Agelena consociata

Agelena consociata is a social species of funnel web spider that occurs in tropical forests in West Africa and lives in colonies of one to several hundred individuals.

It favors dense forests along creeks where colonies can build huge complex webs.

It has been proposed that sociality evolved from a subsocial spider species through the acquisition of three main behavioral traits: postmating dispersal, inbreeding, and cooperative care of offspring.

[2] Spiders that live in groups can be divided into two main categories, colonial and cooperative, each showing reduced characteristics of solitary behavior.

They share nests and webs that consist of horizontal sheets with vertical scaffoldings, which serve as traps for capturing prey.

The web structure consists of individual nests connected by flat sheets of silk supported by vertical scaffolding threads.

Eggs are laid at times of high humidity and there are a large number of cocoons between November and January.

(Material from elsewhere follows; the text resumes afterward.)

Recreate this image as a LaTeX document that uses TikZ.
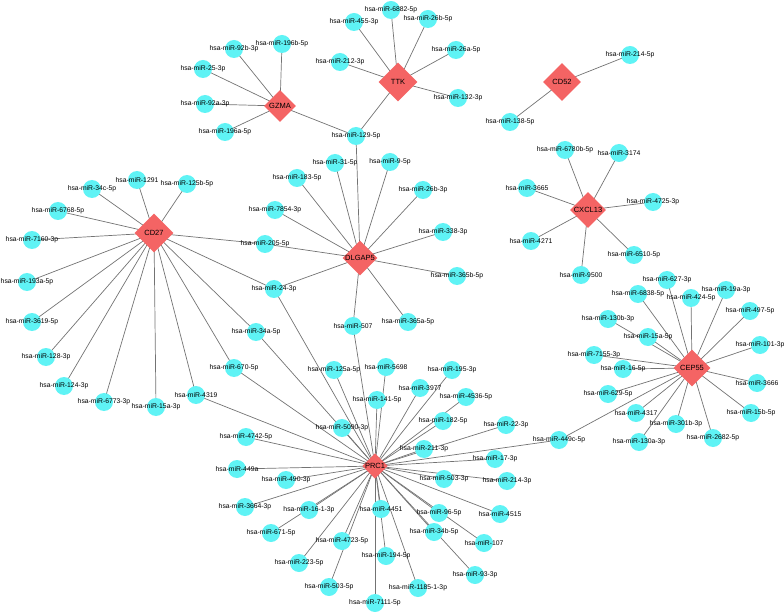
\documentclass[tikz,border=0pt]{standalone}
\usepackage{fontspec}
\setmainfont{Liberation Sans}
\usetikzlibrary{shapes.geometric,backgrounds}
\definecolor{mirblue}{HTML}{5FF3F5}
\definecolor{genered}{HTML}{F46464}
\tikzset{
  mir/.style={circle,fill=mirblue,minimum size=18pt,inner sep=0pt,
    label={[font=\fontsize{6.8}{7}\selectfont,inner sep=0pt]center:#1}},
  gene/.style={diamond,fill=genered,aspect=1,inner sep=0pt,minimum size=#1,
    font=\fontsize{7.5}{8}\selectfont},
  link/.style={draw=black!55,line width=0.7pt}
}
\begin{document}
\begin{tikzpicture}[x=1pt,y=-1pt]
              \useasboundingbox (0,0) rectangle (784,612);
              % genes
              \node[gene=32pt] (GZMA) at (280,106) {GZMA};
              \node[gene=39pt] (TTK) at (398,82) {TTK};
              \node[gene=38pt] (CD52) at (562,82) {CD52};
              \node[gene=36pt] (CXCL13) at (588,210) {CXCL13};
              \node[gene=30pt] (DLGAP5) at (360,258) {DLGAP5};
              \node[gene=39pt] (CD27) at (154,233) {CD27};
              \node[gene=25pt] (PRC1) at (375,466) {PRC1};
              \node[gene=37pt] (CEP55) at (692,368) {CEP55};
              % GZMA and TTK
              \node[mir=hsa-miR-92b-3p] (m92b3p) at (234,49) {};
              \node[mir=hsa-miR-196b-5p] (m196b5p) at (282,44) {};
              \node[mir=hsa-miR-25-3p] (m253p) at (203,69) {};
              \node[mir=hsa-miR-92a-3p] (m92a3p) at (205,104) {};
              \node[mir=hsa-miR-196a-5p] (m196a5p) at (225,132) {};
              \node[mir=hsa-miR-6882-5p] (m68825p) at (391,10) {};
              \node[mir=hsa-miR-455-3p] (m4553p) at (354,22) {};
              \node[mir=hsa-miR-26b-5p] (m26b5p) at (428,19) {};
              \node[mir=hsa-miR-212-3p] (m2123p) at (340,62) {};
              \node[mir=hsa-miR-26a-5p] (m26a5p) at (456,50) {};
              \node[mir=hsa-miR-132-3p] (m1323p) at (458,98) {};
              \node[mir=hsa-miR-129-5p] (m1295p) at (356,136) {};
              % CD52 and CXCL13
              \node[mir=hsa-miR-214-5p] (m2145p) at (630,55) {};
              \node[mir=hsa-miR-138-5p] (m1385p) at (510,122) {};
              \node[mir=hsa-miR-6780b-5p] (m6780b5p) at (565,150) {};
              \node[mir=hsa-miR-3174] (m3174) at (619,153) {};
              \node[mir=hsa-miR-3665] (m3665) at (527,188) {};
              \node[mir=hsa-miR-4725-3p] (m47253p) at (653,202) {};
              \node[mir=hsa-miR-4271] (m4271) at (531,241) {};
              \node[mir=hsa-miR-6510-5p] (m65105p) at (634,255) {};
              \node[mir=hsa-miR-9500] (m9500) at (581,275) {};
              % DLGAP5
              \node[mir=hsa-miR-31-5p] (m315p) at (335,163) {};
              \node[mir=hsa-miR-9-5p] (m95p) at (390,162) {};
              \node[mir=hsa-miR-183-5p] (m1835p) at (297,178) {};
              \node[mir=hsa-miR-26b-3p] (m26b3p) at (423,190) {};
              \node[mir=hsa-miR-7854-3p] (m78543p) at (275,210) {};
              \node[mir=hsa-miR-338-3p] (m3383p) at (443,232) {};
              \node[mir=hsa-miR-205-5p] (m2055p) at (265,244) {};
              \node[mir=hsa-miR-365b-5p] (m365b5p) at (457,276) {};
              \node[mir=hsa-miR-24-3p] (m243p) at (274,289) {};
              \node[mir=hsa-miR-507] (m507) at (353,326) {};
              \node[mir=hsa-miR-365a-5p] (m365a5p) at (408,322) {};
              % CD27
              \node[mir=hsa-miR-34c-5p] (m34c5p) at (92,189) {};
              \node[mir=hsa-miR-1291] (m1291) at (137,180) {};
              \node[mir=hsa-miR-125b-5p] (m125b5p) at (187,184) {};
              \node[mir=hsa-miR-6768-5p] (m67685p) at (58,211) {};
              \node[mir=hsa-miR-7160-3p] (m71603p) at (32,240) {};
              \node[mir=hsa-miR-193a-5p] (m193a5p) at (27,282) {};
              \node[mir=hsa-miR-3619-5p] (m36195p) at (32,322) {};
              \node[mir=hsa-miR-128-3p] (m1283p) at (46,357) {};
              \node[mir=hsa-miR-124-3p] (m1243p) at (64,386) {};
              \node[mir=hsa-miR-6773-3p] (m67733p) at (104,402) {};
              \node[mir=hsa-miR-15a-3p] (m15a3p) at (156,407) {};
              \node[mir=hsa-miR-4319] (m4319) at (196,395) {};
              \node[mir=hsa-miR-670-5p] (m6705p) at (234,368) {};
              \node[mir=hsa-miR-34a-5p] (m34a5p) at (256,332) {};
              % PRC1
              \node[mir=hsa-miR-125a-5p] (m125a5p) at (334,370) {};
              \node[mir=hsa-miR-5698] (m5698) at (386,367) {};
              \node[mir=hsa-miR-195-3p] (m1953p) at (452,370) {};
              \node[mir=hsa-miR-3977] (m3977) at (420,388) {};
              \node[mir=hsa-miR-141-5p] (m1415p) at (377,400) {};
              \node[mir=hsa-miR-4536-5p] (m45365p) at (466,397) {};
              \node[mir=hsa-miR-5090-3p] (m50903p) at (342,428) {};
              \node[mir=hsa-miR-182-5p] (m1825p) at (443,421) {};
              \node[mir=hsa-miR-4742-5p] (m47425p) at (246,437) {};
              \node[mir=hsa-miR-22-3p] (m223p) at (506,425) {};
              \node[mir=hsa-miR-211-3p] (m2113p) at (424,449) {};
              \node[mir=hsa-miR-449c-5p] (m449c5p) at (559,440) {};
              \node[mir=hsa-miR-17-3p] (m173p) at (495,459) {};
              \node[mir=hsa-miR-449a] (m449a) at (237,469) {};
              \node[mir=hsa-miR-490-3p] (m4903p) at (286,480) {};
              \node[mir=hsa-miR-503-3p] (m5033p) at (444,479) {};
              \node[mir=hsa-miR-214-3p] (m2143p) at (507,481) {};
              \node[mir=hsa-miR-3664-3p] (m36643p) at (245,507) {};
              \node[mir=hsa-miR-16-1-3p] (m1613p) at (309,510) {};
              \node[mir=hsa-miR-4451] (m4451) at (381,509) {};
              \node[mir=hsa-miR-4515] (m4515) at (500,514) {};
              \node[mir=hsa-miR-671-5p] (m6715p) at (271,533) {};
              \node[mir=hsa-miR-96-5p] (m965p) at (439,513) {};
              \node[mir=hsa-miR-107] (m107) at (484,543) {};
              \node[mir=hsa-miR-4723-5p] (m47235p) at (342,541) {};
              \node[mir=hsa-miR-34b-5p] (m34b5p) at (434,532) {};
              \node[mir=hsa-miR-194-5p] (m1945p) at (386,556) {};
              \node[mir=hsa-miR-223-5p] (m2235p) at (299,563) {};
              \node[mir=hsa-miR-93-3p] (m933p) at (475,575) {};
              \node[mir=hsa-miR-503-5p] (m5035p) at (329,587) {};
              \node[mir=hsa-miR-1185-1-3p] (m118513p) at (418,588) {};
              \node[mir=hsa-miR-7111-5p] (m71115p) at (375,603) {};
              % CEP55
              \node[mir=hsa-miR-627-3p] (m6273p) at (667,280) {};
              \node[mir=hsa-miR-6838-5p] (m68385p) at (638,294) {};
              \node[mir=hsa-miR-424-5p] (m4245p) at (691,298) {};
              \node[mir=hsa-miR-19a-3p] (m19a3p) at (726,290) {};
              \node[mir=hsa-miR-497-5p] (m4975p) at (750,311) {};
              \node[mir=hsa-miR-130b-3p] (m130b3p) at (608,319) {};
              \node[mir=hsa-miR-15a-5p] (m15a5p) at (648,337) {};
              \node[mir=hsa-miR-101-3p] (m1013p) at (760,345) {};
              \node[mir=hsa-miR-7155-3p] (m71553p) at (594,355) {};
              \node[mir=hsa-miR-16-5p] (m165p) at (623,369) {};
              \node[mir=hsa-miR-3666] (m3666) at (757,383) {};
              \node[mir=hsa-miR-629-5p] (m6295p) at (608,394) {};
              \node[mir=hsa-miR-4317] (m4317) at (636,413) {};
              \node[mir=hsa-miR-15b-5p] (m15b5p) at (751,413) {};
              \node[mir=hsa-miR-301b-3p] (m301b3p) at (676,424) {};
              \node[mir=hsa-miR-2682-5p] (m26825p) at (713,438) {};
              \node[mir=hsa-miR-130a-3p] (m130a3p) at (639,442) {};
              % connectors
              \begin{scope}[on background layer]
              \foreach \m in {m92b3p,m196b5p,m253p,m92a3p,m196a5p,m1295p}
                \draw[link] (GZMA.center) -- (\m.center);
              \foreach \m in {m68825p,m4553p,m26b5p,m2123p,m26a5p,m1323p,m1295p}
                \draw[link] (TTK.center) -- (\m.center);
              \foreach \m in {m2145p,m1385p}
                \draw[link] (CD52.center) -- (\m.center);
              \foreach \m in {m6780b5p,m3174,m3665,m47253p,m4271,m65105p,m9500}
                \draw[link] (CXCL13.center) -- (\m.center);
              \foreach \m in {m1295p,m315p,m95p,m1835p,m26b3p,m78543p,m3383p,m2055p,m365b5p,m243p,m507,m365a5p}
                \draw[link] (DLGAP5.center) -- (\m.center);
              \foreach \m in {m34c5p,m1291,m125b5p,m67685p,m71603p,m193a5p,m36195p,m1283p,m1243p,m67733p,m15a3p,m4319,m6705p,m34a5p,m243p,m2055p}
                \draw[link] (CD27.center) -- (\m.center);
              \foreach \m in {m243p,m34a5p,m507,m6705p,m4319,m125a5p,m5698,m1953p,m3977,m1415p,m45365p,m50903p,m1825p,m47425p,m223p,m2113p,m449c5p,m173p,m449a,m4903p,m5033p,m2143p,m36643p,m1613p,m4451,m4515,m6715p,m965p,m107,m47235p,m34b5p,m1945p,m2235p,m933p,m5035p,m118513p,m71115p}
                \draw[link] (PRC1.center) -- (\m.center);
              \foreach \m in {m6273p,m68385p,m4245p,m19a3p,m4975p,m130b3p,m15a5p,m1013p,m71553p,m165p,m3666,m6295p,m4317,m15b5p,m301b3p,m26825p,m130a3p,m449c5p}
                \draw[link] (CEP55.center) -- (\m.center);
              \end{scope}
            \end{tikzpicture}
\end{document}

The spider could be more susceptible to a single parasite or a natural disaster since they are all genetically similar and remain in one colony.

Their lack of dispersion, heterogeneity, and relatedness all suggest that kin selection plays a major role in the cooperativity of individuals.

[1] It is thought that this species may have developed colonial behaviour because of the difficulty of dispersal in the rainforest environment.

Other reasons might be the individual cost of repeatedly repairing a web frequently damaged by tropical downpours and particularly, because of the continuity of generations that occurs, a thing that is not possible in cooler climates.